Tradução de Glaucia Nagem
Revisão de Dominique Fingermann


NOTES
(1)           Freud, S. (1937). “Analyse finie, analyse infinie”, in Résultats, idées, problèmes II , Ed. Puf 1987, p. 231.
(2)           Lacan, J. (1960). “Subversão do sujeito e dialética do desejo no inconsciente freudiano”, in Escritos, Rio de Janeiro: Jorge Zahar Editores, 1998, p. 841.
(3)           Lacan, J. (1970). “Radiofonia”, in Outros Escritos. Rio de Janeiro: Jorge Zahar Editores, 2003, p. 425.
(4)           Id., p. 426.
(5)           Lacan, J. (1972-73) O Seminário — Livro 20, mais, ainda. Rio de janeiro : Jorge Zahar Editor, 1985, p. 103.
(6)           Lacan (1974-75) Séminaire « RSI » Ed. de l’Association Freudienne Internationale, 2002, p.79
(7)           Ibid., p.79
(8)           C. Soler « Les affects lacaniens » Ed. Puf, 2011, p.147
(9)           Lacan (1976) in Autres écrits, « Préface à l’édition anglaise du séminaire XI », Ed. du Seuil, 2001, p.572
(10)        Lacan « La logique du fantasme. Compte rendu du Séminaire 1966-1967 », in Autres écrits, Ed. du Seuil 2001, p.326





[1] O título original e-preuve(s) joga com as acepções das palavras éprouver (experienciar) e prouver (provar). Em português não temos a possibilidade desse jogo de palavras. No entanto, etimologicamente a palavra “prova” pode ter o sentido de ensaiar, examinar, verificar, reconhecer por experiência, julgar, aprovar, demonstrar, provar. Assim, o título em português perde o jogo, mas mantém o duplo sentido de provar e reconhecer por experiência.
[2] No original: croire à. Em português não temos a possibilidade de traduzir como “crer à”. Segundo o dicionário Petit Robert, croire à é um tipo de crença por convicção, de um modo muito naïf. Em francês é usado para dizer da crença no Papai Noel (ex: Croire au père Noël); Lacan utiliza este modo de escrita, por exemplo, na Jornada de Cartéis de 1975 para dizer da relação de crença na psicanálise. Ele fala em “croire à Psychanalyse”.
[3] No original: combien de foi(s).

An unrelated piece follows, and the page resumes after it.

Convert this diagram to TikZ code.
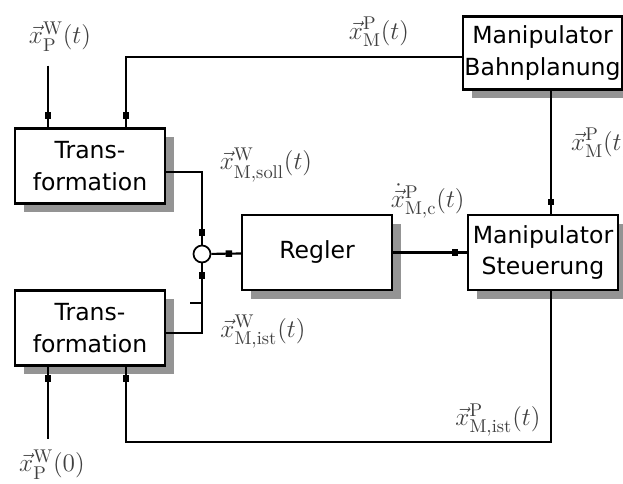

A autora joga com dois sentidos possíveis ao incluir nos parênteses o “s”. A palavra foi significa “fé”, mas colocando o s no fim, ela passa a significar “vezes”. Assim, como não temos a possibilidade dessas duas formas escritas em português, a opção da tradução foi a de colocar as duas formas possíveis de leitura.
[4] Tradução livre, pois não existe até o momento uma versão deste livro em português.